= Short exercise =
Report the number of lines in the entries below that include the word "with", and nothing else.

-=-=-=-=-

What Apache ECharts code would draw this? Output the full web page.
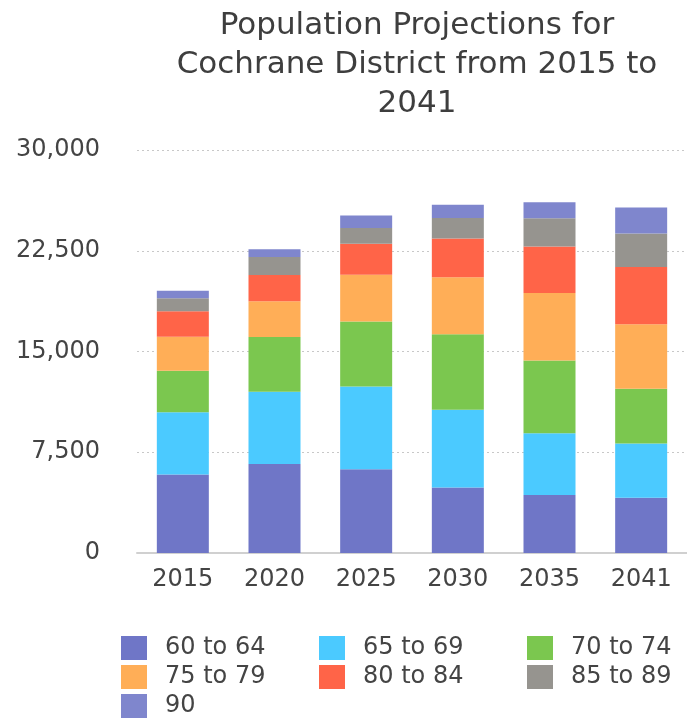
<!DOCTYPE html>
<html>
<head>
<meta charset="utf-8">
<script src="https://cdn.jsdelivr.net/npm/echarts@6/dist/echarts.min.js"></script>
<style>
  html, body { margin: 0; padding: 0; background: #fff; }
  #chart { width: 687px; height: 719px; }
</style>
</head>
<body>
<div id="chart"></div>
<script>
// years on the x axis
const years = ['2015', '2020', '2025', '2030', '2035', '2041'];

// age groups, bottom to top of each stack
const ageGroups = ['60 to 64', '65 to 69', '70 to 74', '75 to 79', '80 to 84', '85 to 89', '90'];
const groupColors = ['#6f76c7', '#4bcaff', '#7bc74f', '#ffae57', '#ff6448', '#96948f', '#7f86cd'];

// population per age group
const age60to64 = [5850, 6630, 6240, 4880, 4310, 4110];
const age65to69 = [4620, 5370, 6160, 5790, 4600, 4035];
const age70to74 = [3100, 4080, 4830, 5620, 5420, 4085];
const age75to79 = [2520, 2670, 3490, 4230, 5030, 4800];
const age80to84 = [1900, 1950, 2300, 2900, 3465, 4260];
const age85to89 = [970, 1340, 1165, 1510, 2100, 2500];
const age90 = [570, 570, 940, 990, 1190, 1930];

const seriesValues = [age60to64, age65to69, age70to74, age75to79, age80to84, age85to89, age90];

// y axis ticks
const yMax = 30000;
const yStep = 7500;

const font = 'DejaVu Sans';
const textColor = '#444';

const chart = echarts.init(document.getElementById('chart'));

// legend laid out as three columns
const legendCols = [
  { left: 121, names: ['60 to 64', '75 to 79', '90'] },
  { left: 319, names: ['65 to 69', '80 to 84'] },
  { left: 527, names: ['70 to 74', '85 to 89'] }
];

const option = {
  animation: false,
  color: groupColors,
  title: {
    text: 'Population Projections for\nCochrane District from 2015 to\n2041',
    left: 412,
    top: 1,
    textAlign: 'center',
    textStyle: {
      fontFamily: font,
      fontSize: 31,
      fontWeight: 'normal',
      lineHeight: 39,
      color: '#3e3e3e'
    }
  },
  legend: legendCols.map(col => ({
    orient: 'vertical',
    left: col.left,
    top: 636,
    padding: 0,
    itemGap: 5,
    itemWidth: 26,
    itemHeight: 24,
    icon: 'rect',
    data: col.names,
    textStyle: {
      fontFamily: font,
      fontSize: 24,
      lineHeight: 24,
      color: textColor,
      padding: [0, 0, 0, 13]
    }
  })),
  grid: {
    left: 137,
    top: 150,
    width: 560,
    height: 403
  },
  xAxis: {
    type: 'category',
    data: years,
    axisTick: { show: false },
    axisLine: { lineStyle: { color: '#d0d0d0', width: 2 } },
    axisLabel: {
      margin: 15,
      fontFamily: font,
      fontSize: 24,
      color: textColor
    }
  },
  yAxis: {
    type: 'value',
    min: 0,
    max: yMax,
    interval: yStep,
    axisLine: { show: false },
    axisTick: { show: false },
    splitLine: {
      lineStyle: { color: '#c8c8c8', type: [2, 3], width: 1 }
    },
    axisLabel: {
      margin: 37,
      fontFamily: font,
      fontSize: 24,
      color: textColor,
      formatter: v => v.toLocaleString('en-US')
    }
  },
  series: ageGroups.map((name, i) => ({
    name: name,
    type: 'bar',
    stack: 'total',
    barWidth: 52,
    data: seriesValues[i]
  }))
};

chart.setOption(option);
</script>
</body>
</html>
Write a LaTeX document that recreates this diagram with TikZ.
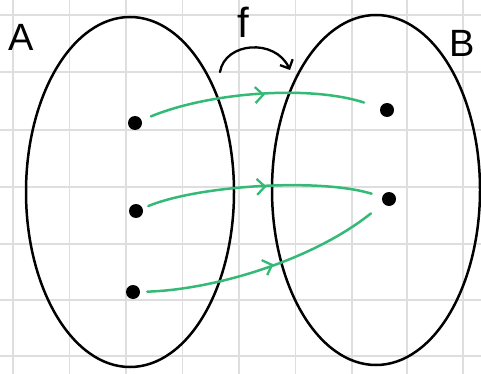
\documentclass[tikz,border=0pt]{standalone}
\usepackage{fontspec}
\setmainfont{Liberation Sans}
\usetikzlibrary{shapes.geometric,arrows.meta,decorations.markings}
\definecolor{mapgreen}{RGB}{52,186,118}
\definecolor{gridgray}{RGB}{222,222,222}
\tikzset{
  setshape/.style={draw=black,line width=2.5pt,ellipse,minimum width=208pt,minimum height=350pt,inner sep=0pt},
  elem/.style={circle,fill=black,minimum size=14pt,inner sep=0pt},
  setlabel/.style={font=\fontsize{38}{38}\selectfont,inner sep=0pt},
  maparrow/.style={draw=mapgreen,line width=2.5pt,line cap=round,
    postaction={decorate},
    decoration={markings,mark=at position 0.52 with {\arrow[mapgreen,line width=2.3pt]{Straight Barb[length=8pt,width=16pt]}}}},
  fnarrow/.style={draw=black,line width=2.3pt,line cap=round,-{Straight Barb[length=7pt,width=14pt]}},
  gridline/.style={draw=gridgray,line width=1.2pt}
}
\begin{document}
\begin{tikzpicture}[x=1pt,y=-1pt]
\useasboundingbox (0,0) rectangle (481,374);
\fill[white] (0,0) rectangle (481,374);
% grid
\foreach \gx in {13,69.5,126,182.5,239,295.5,352,407,463}
  \draw[gridline] (\gx,0) -- (\gx,374);
\foreach \gy in {15,72,130,187,244,300,356}
  \draw[gridline] (0,\gy) -- (481,\gy);
% sets
\node[setshape] (A) at (130,192) {};
\node[setshape] (B) at (376,190) {};
\node[setlabel] (LA) at (21,37) {A};
\node[setlabel] (LB) at (462,43) {B};
\node[setlabel,font=\fontsize{42}{42}\selectfont] (Lf) at (243,22) {f};
% elements
\node[elem] (a1) at (135,123) {};
\node[elem] (a2) at (136,211) {};
\node[elem] (a3) at (133,292) {};
\node[elem] (b1) at (387,110) {};
\node[elem] (b2) at (389,199) {};
% f arrow
\coordinate (fs) at (220,72);
\coordinate (fe) at (290,70);
\draw[fnarrow] (fs) .. controls (225,42) and (275,38) .. (fe);
% mapping arrows
\draw[maparrow,shorten <=10pt,shorten >=17pt] (a1) .. controls (210,92) and (310,85) .. (b1);
\draw[maparrow,shorten <=6pt,shorten >=11pt] (a2) .. controls (200,185) and (320,178) .. (b2);
\draw[maparrow,shorten <=7pt,shorten >=16pt] (a3) .. controls (210,290) and (310,262) .. (b2);
\end{tikzpicture}
\end{document}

-=-=-=-=-

= Written answer =
2